Re: Asking all to consider making aria-autocomplete Boolean

We could add a warning/note to indicate it will deprecated in 2.0? If that what is what we want to do. 

—Michiel

> On 04 Feb 2016, at 06:16, Rich Schwerdtfeger <richschwer@gmail.com> wrote:
> 
> Yes. If there are current implementations out there with those values it breaks them.
> 
> We are trying to shut 1.1 down Matt. This is not what you do when you are trying to shut it down.
> 
> We also don't have time to canvas the wild now to see what this breaks.
> 
> Rich
> 
> Rich
> 
> Sent from my iPhone
> 
>> On Feb 3, 2016, at 8:26 PM, Matt King <a11ythinker@gmail.com> wrote:
>> 
>> As I am digging into action 1490:
>> https://www.w3.org/WAI/ARIA/track/actions/1490
>> I am attempting to clarify the meaning of states and properties that apply to combobox.
>>  
>> I have been discussing the meaning of autocomplete with a variety of people, and the only thing that is clear to me is that everyone seems to have a different understanding of when each of the different values should be used. Ironically, in some initial sniff testing, the value of aria-autocomplete does not seem to matter much when it comes to screen reader behavior.
>>  
>> I am coming to the conclusion that aria-autocomplete is overloaded with too many meanings and that simplifying would better serve both assistive technology developers and web authors.
>>  
>> My proposal: make aria-autocomplete a Boolean.
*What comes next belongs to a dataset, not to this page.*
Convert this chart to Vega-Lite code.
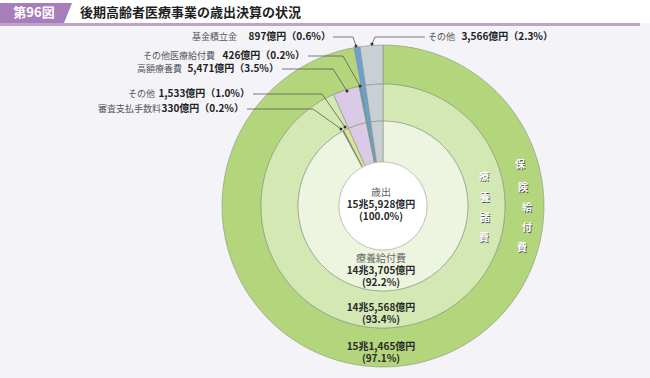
{
  "$schema": "https://vega.github.io/schema/vega-lite/v6.json",
  "width": 322,
  "height": 322,
  "autosize": {"type": "none"},
  "padding": {"left": 222, "top": 45, "right": 106, "bottom": 11},
  "background": "#f4f4f8",
  "config": {"view": {"stroke": null}, "font": "Noto Sans CJK JP", "text": {"font": "Noto Sans CJK JP"}},
  "datasets": {
    "slices": [
      {"ring": "outer", "o": 1, "key": "保険給付費", "amount": 151465},
      {"ring": "outer", "o": 2, "key": "基金積立金", "amount": 897},
      {"ring": "outer", "o": 3, "key": "その他", "amount": 3566},
      {"ring": "middle", "o": 1, "key": "療養諸費", "amount": 145568},
      {"ring": "middle", "o": 2, "key": "高額療養費", "amount": 5471},
      {"ring": "middle", "o": 3, "key": "その他医療給付費", "amount": 426},
      {"ring": "middle", "o": 4, "key": "基金積立金", "amount": 897},
      {"ring": "middle", "o": 5, "key": "その他", "amount": 3566},
      {"ring": "inner", "o": 1, "key": "療養給付費", "amount": 143705},
      {"ring": "inner", "o": 2, "key": "審査支払手数料", "amount": 330},
      {"ring": "inner", "o": 3, "key": "その他（療養諸費）", "amount": 1533},
      {"ring": "inner", "o": 4, "key": "高額療養費", "amount": 5471},
      {"ring": "inner", "o": 5, "key": "その他医療給付費", "amount": 426},
      {"ring": "inner", "o": 6, "key": "基金積立金", "amount": 897},
      {"ring": "inner", "o": 7, "key": "その他", "amount": 3566}
    ],
    "hdrbg": [{"x": -383, "x2": 267, "y": -206, "y2": -183}],
    "hdrband": [{"x": -383, "x2": 257, "y": -183, "y2": -180}],
    "hdrbox": [{"y": -203, "xl": -383, "xr": -311}, {"y": -183, "xl": -383, "xr": -319}],
    "hdrnum": [{"t": "第96図", "x": -349, "y": -193}],
    "hdrtitle": [{"t": "後期高齢者医療事業の歳出決算の状況", "x": -303, "y": -193}],
    "names": [
      {"t": "基金積立金", "x": -191, "y": -169},
      {"t": "その他医療給付費", "x": -240, "y": -150},
      {"t": "高額療養費", "x": -246, "y": -137},
      {"t": "その他", "x": -255, "y": -112},
      {"t": "審査支払手数料", "x": -285, "y": -97},
      {"t": "その他", "x": 45, "y": -169}
    ],
    "values": [
      {"t": "897億円（0.6%）", "x": -52, "y": -169},
      {"t": "426億円（0.2%）", "x": -78, "y": -150},
      {"t": "5,471億円（3.5%）", "x": -104, "y": -137},
      {"t": "1,533億円（1.0%）", "x": -133, "y": -112},
      {"t": "330億円（0.2%）", "x": -139, "y": -97},
      {"t": "3,566億円（2.3%）", "x": 170, "y": -169}
    ],
    "leaders": [
      {"id": "a", "i": 0, "x": -50, "y": -169}, {"id": "a", "i": 1, "x": -30, "y": -169}, {"id": "a", "i": 2, "x": -27, "y": -160},
      {"id": "b", "i": 0, "x": -75, "y": -150}, {"id": "b", "i": 1, "x": -40, "y": -150}, {"id": "b", "i": 2, "x": -23, "y": -120},
      {"id": "c", "i": 0, "x": -101, "y": -137}, {"id": "c", "i": 1, "x": -50, "y": -137}, {"id": "c", "i": 2, "x": -36, "y": -115},
      {"id": "d", "i": 0, "x": -130, "y": -112}, {"id": "d", "i": 1, "x": -61, "y": -112}, {"id": "d", "i": 2, "x": -38, "y": -79},
      {"id": "e", "i": 0, "x": -136, "y": -97}, {"id": "e", "i": 1, "x": -70, "y": -97}, {"id": "e", "i": 2, "x": -42, "y": -77},
      {"id": "f", "i": 0, "x": 42, "y": -169}, {"id": "f", "i": 1, "x": -8, "y": -169}, {"id": "f", "i": 2, "x": -11, "y": -162}
    ],
    "ringcat": [
      {"t": "歳出", "x": -2, "y": -13},
      {"t": "療養給付費", "x": -2, "y": 53}
    ],
    "ringnum": [
      {"t": "15兆5,928億円\n(100.0%)", "x": -2, "y": -1},
      {"t": "14兆3,705億円\n(92.2%)", "x": -2, "y": 65},
      {"t": "14兆5,568億円\n(93.4%)", "x": -2, "y": 102},
      {"t": "15兆1,465億円\n(97.1%)", "x": -2, "y": 141}
    ],
    "vchars": [
      {"t": "療", "x": 101, "y": -29},
      {"t": "養", "x": 102, "y": -8},
      {"t": "諸", "x": 102, "y": 12},
      {"t": "費", "x": 101, "y": 32},
      {"t": "保", "x": 137, "y": -41},
      {"t": "険", "x": 140, "y": -18},
      {"t": "給", "x": 144, "y": 2},
      {"t": "付", "x": 144, "y": 22},
      {"t": "費", "x": 139, "y": 42}
    ],
    "hole": [{"x": 0, "y": 0}]
  },
  "layer": [
    {
      "data": {"name": "hdrbg"},
      "mark": {"type": "rect", "color": "#ffffff"},
      "encoding": {
        "x": {"field": "x", "type": "quantitative", "scale": {"domain": [-161, 161], "nice": false, "zero": false}, "axis": null},
        "x2": {"field": "x2"},
        "y": {"field": "y", "type": "quantitative", "scale": {"domain": [-161, 161], "nice": false, "zero": false, "reverse": true}, "axis": null},
        "y2": {"field": "y2"}
      }
    },
    {
      "data": {"name": "hdrband"},
      "mark": {"type": "rect", "color": "#bfa3cc"},
      "encoding": {
        "x": {"field": "x", "type": "quantitative"},
        "x2": {"field": "x2"},
        "y": {"field": "y", "type": "quantitative"},
        "y2": {"field": "y2"}
      }
    },
    {
      "data": {"name": "hdrbox"},
      "mark": {"type": "area", "orient": "horizontal", "color": "#a77eb9", "opacity": 1},
      "encoding": {
        "y": {"field": "y", "type": "quantitative"},
        "x": {"field": "xr", "type": "quantitative"},
        "x2": {"field": "xl"}
      }
    },
    {
      "data": {"name": "hdrnum"},
      "mark": {"type": "text", "color": "#ffffff", "fontSize": 13, "fontWeight": "bold", "align": "center", "baseline": "middle"},
      "encoding": {
        "x": {"field": "x", "type": "quantitative"},
        "y": {"field": "y", "type": "quantitative"},
        "text": {"field": "t"}
      }
    },
    {
      "data": {"name": "hdrtitle"},
      "mark": {"type": "text", "color": "#1e1e1e", "fontSize": 13, "fontWeight": "bold", "align": "left", "baseline": "middle"},
      "encoding": {
        "x": {"field": "x", "type": "quantitative"},
        "y": {"field": "y", "type": "quantitative"},
        "text": {"field": "t"}
      }
    },
    {
      "data": {"name": "slices"},
      "transform": [{"filter": "datum.ring === 'outer'"}],
      "mark": {"type": "arc", "outerRadius": 161, "innerRadius": 122, "stroke": "#87937e", "strokeWidth": 0.6},
      "encoding": {
        "theta": {"field": "amount", "type": "quantitative", "stack": true},
        "order": {"field": "o", "type": "quantitative"},
        "color": {
          "field": "key", "type": "nominal", "legend": null,
          "scale": {
            "domain": ["保険給付費", "療養諸費", "療養給付費", "高額療養費", "その他医療給付費", "基金積立金", "その他", "審査支払手数料", "その他（療養諸費）"],
            "range": ["#b3d57b", "#d4e8b4", "#edf4e0", "#dbcae7", "#3fa9a2", "#6a9fd8", "#c9d0d4", "#2f4a80", "#d8e692"]
          }
        }
      }
    },
    {
      "data": {"name": "slices"},
      "transform": [{"filter": "datum.ring === 'middle'"}],
      "mark": {"type": "arc", "outerRadius": 122, "innerRadius": 85, "stroke": "#87937e", "strokeWidth": 0.6},
      "encoding": {
        "theta": {"field": "amount", "type": "quantitative", "stack": true},
        "order": {"field": "o", "type": "quantitative"},
        "color": {"field": "key", "type": "nominal", "legend": null}
      }
    },
    {
      "data": {"name": "slices"},
      "transform": [{"filter": "datum.ring === 'inner'"}],
      "mark": {"type": "arc", "outerRadius": 85, "innerRadius": 44, "stroke": "#87937e", "strokeWidth": 0.6},
      "encoding": {
        "theta": {"field": "amount", "type": "quantitative", "stack": true},
        "order": {"field": "o", "type": "quantitative"},
        "color": {"field": "key", "type": "nominal", "legend": null}
      }
    },
    {
      "data": {"name": "hole"},
      "mark": {"type": "point", "filled": true, "size": 7744, "color": "#ffffff", "opacity": 1, "stroke": "#b9c2b0", "strokeWidth": 0.6},
      "encoding": {
        "x": {"field": "x", "type": "quantitative"},
        "y": {"field": "y", "type": "quantitative"}
      }
    },
    {
      "data": {"name": "leaders"},
      "mark": {"type": "line", "color": "#5a5a5a", "strokeWidth": 0.8},
      "encoding": {
        "x": {"field": "x", "type": "quantitative"},
        "y": {"field": "y", "type": "quantitative"},
        "detail": {"field": "id"},
        "order": {"field": "i", "type": "quantitative"}
      }
    },
    {
      "data": {"name": "leaders"},
      "transform": [{"filter": "datum.i === 2"}],
      "mark": {"type": "point", "filled": true, "size": 9, "color": "#333333", "opacity": 1},
      "encoding": {
        "x": {"field": "x", "type": "quantitative"},
        "y": {"field": "y", "type": "quantitative"}
      }
    },
    {
      "data": {"name": "names"},
      "mark": {"type": "text", "color": "#555555", "fontSize": 9, "align": "left", "baseline": "middle"},
      "encoding": {
        "x": {"field": "x", "type": "quantitative"},
        "y": {"field": "y", "type": "quantitative"},
        "text": {"field": "t"}
      }
    },
    {
      "data": {"name": "values"},
      "mark": {"type": "text", "color": "#222222", "fontSize": 10, "fontWeight": "bold", "align": "right", "baseline": "middle"},
      "encoding": {
        "x": {"field": "x", "type": "quantitative"},
        "y": {"field": "y", "type": "quantitative"},
        "text": {"field": "t"}
      }
    },
    {
      "data": {"name": "ringcat"},
      "mark": {"type": "text", "color": "#666666", "fontSize": 10, "align": "center", "baseline": "middle"},
      "encoding": {
        "x": {"field": "x", "type": "quantitative"},
        "y": {"field": "y", "type": "quantitative"},
        "text": {"field": "t"}
      }
    },
    {
      "data": {"name": "ringnum"},
      "mark": {"type": "text", "color": "#2a2a2a", "fontSize": 10, "fontWeight": "bold", "align": "center", "baseline": "middle", "lineBreak": "\n", "lineHeight": 12},
      "encoding": {
        "x": {"field": "x", "type": "quantitative"},
        "y": {"field": "y", "type": "quantitative"},
        "text": {"field": "t"}
      }
    },
    {
      "data": {"name": "vchars"},
      "mark": {"type": "text", "color": "#555555", "fontSize": 10, "fontWeight": "bold", "align": "center", "baseline": "middle", "dx": 0.8, "dy": 0.8},
      "encoding": {
        "x": {"field": "x", "type": "quantitative"},
        "y": {"field": "y", "type": "quantitative"},
        "text": {"field": "t"}
      }
    },
    {
      "data": {"name": "vchars"},
      "mark": {"type": "text", "color": "#ffffff", "fontSize": 10, "fontWeight": "bold", "align": "center", "baseline": "middle"},
      "encoding": {
        "x": {"field": "x", "type": "quantitative"},
        "y": {"field": "y", "type": "quantitative"},
        "text": {"field": "t"}
      }
    }
  ]
}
True means that a textbox has autocomplete behaviors, i.e., suggested completion will appear after the caret as a user types.
>>  
>> I propose that for combobox, we do not need any of the following values for aria-autocomplete:
>> 1. none because that would be the same as false.
>> 2. inline because that would be the same as true.
>> 3. list because all comboboxes have a list, and that list is  identified by a relationship and known to be visible when expanded is true.
>> 4. Both because that is the same as true combined with the list.
>>  
>> If aria-autocomplete is a Boolean, then we could also have a 1:1 mapping with html autocomplete. Thus, in HTML, if an author specifies autocomplete, that would imply that aria-autocomplete is true. The difference between aria-autocomplete and html autocomplete would then be that html autocomplete effects browser behavior whereas aria-autocomplete can be used when the author wishes to provide the autocomplete behavior.
>>  
>> Can anyone think of a good reason for keeping the current enumeration rather than moving to a simple Boolean with a clear definition?